At the OpenWorld 2015 conference here, Oracle introduced Sparc M7 processor which incorporates unique hard-wired security and performance functions using a technique known as "software in silicon".
"The future data centre is completely encrypted, and this is the first processor that enables that," said John Fowler, Oracle's executive vice president for systems.
"We're providing very highly integrated and co-engineered products that include hardware and software," he added.
The Sparc M7 processor is the result of five-and-a-half years of co-development by engineers from Oracle and Sun Microsystems which Oracle acquired in 2010.
The goal was to incorporate certain functions normally found in software directly into the microprocessor itself.
"It's the product of a very disciplined, empirical, and engineering-driven activity," Fowler noted, adding: "I see the Sparc M7 as a silicon expression of Oracle's strategy."
The Sparc M7 incorporates silicon-embedded advancements primarily in two areas: security and performance.
Another advanced security capability hard-wired into the Sparc M7 involves memory protection.
Known as "Silicon Secured Memory", this feature recognises an illegal memory reference "when an application attempts to access memory that's dedicated to another application" and stops it.
Illegal memory references cause vulnerabilities like buffer overflows that hackers can exploit.

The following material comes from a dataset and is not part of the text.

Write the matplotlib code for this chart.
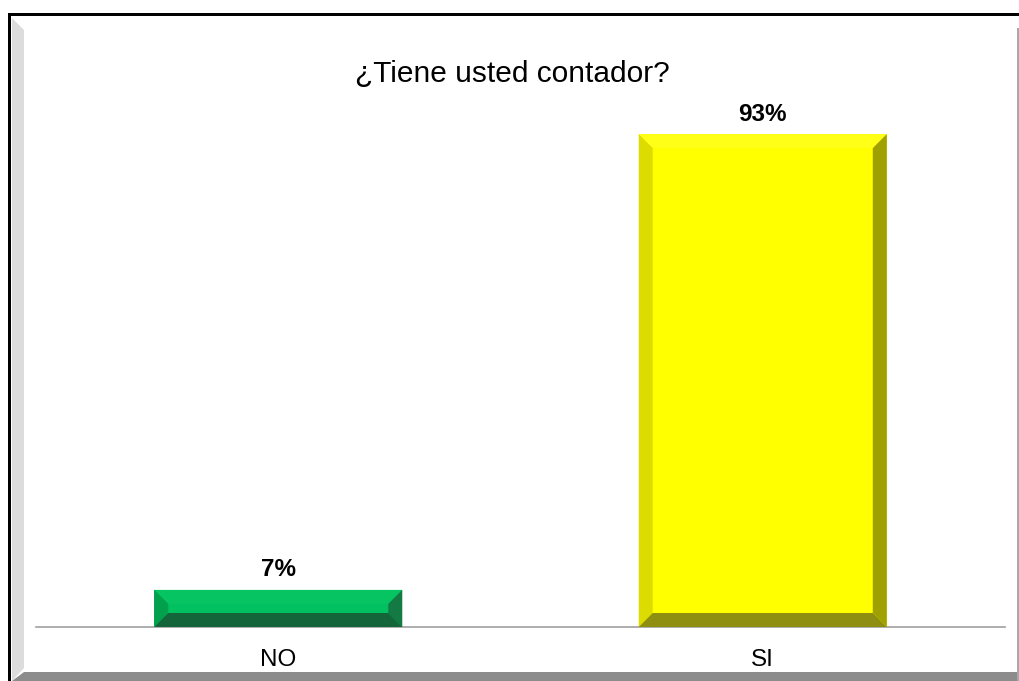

Because "Silicon Secured Memory" works at the processor level, it has minimal performance overhead, unlike software, which affects processing significantly.
"It is not only a security feature - it is a programming best-practices tool which, when added to the processor, and enabled for all applications, can eliminate a pretty broad class of compromises," Fowler explained.
In terms of performance, the Sparc M7 chip speeds up in-memory database operations by dispatching duties - scanning data and joining rows - normally performed in SQL (structured query language) processing.
Two new standalone servers, Sparc T7 and Sparc M7, that were also launched provide entry points that take advantage of the new processor's unique embedded performance and security functions.
The new version of Oracle Solaris, 11.3, contributes to end-to-end security by supporting network encryption as well as "live" transfers of encrypted virtual machines from one server to another.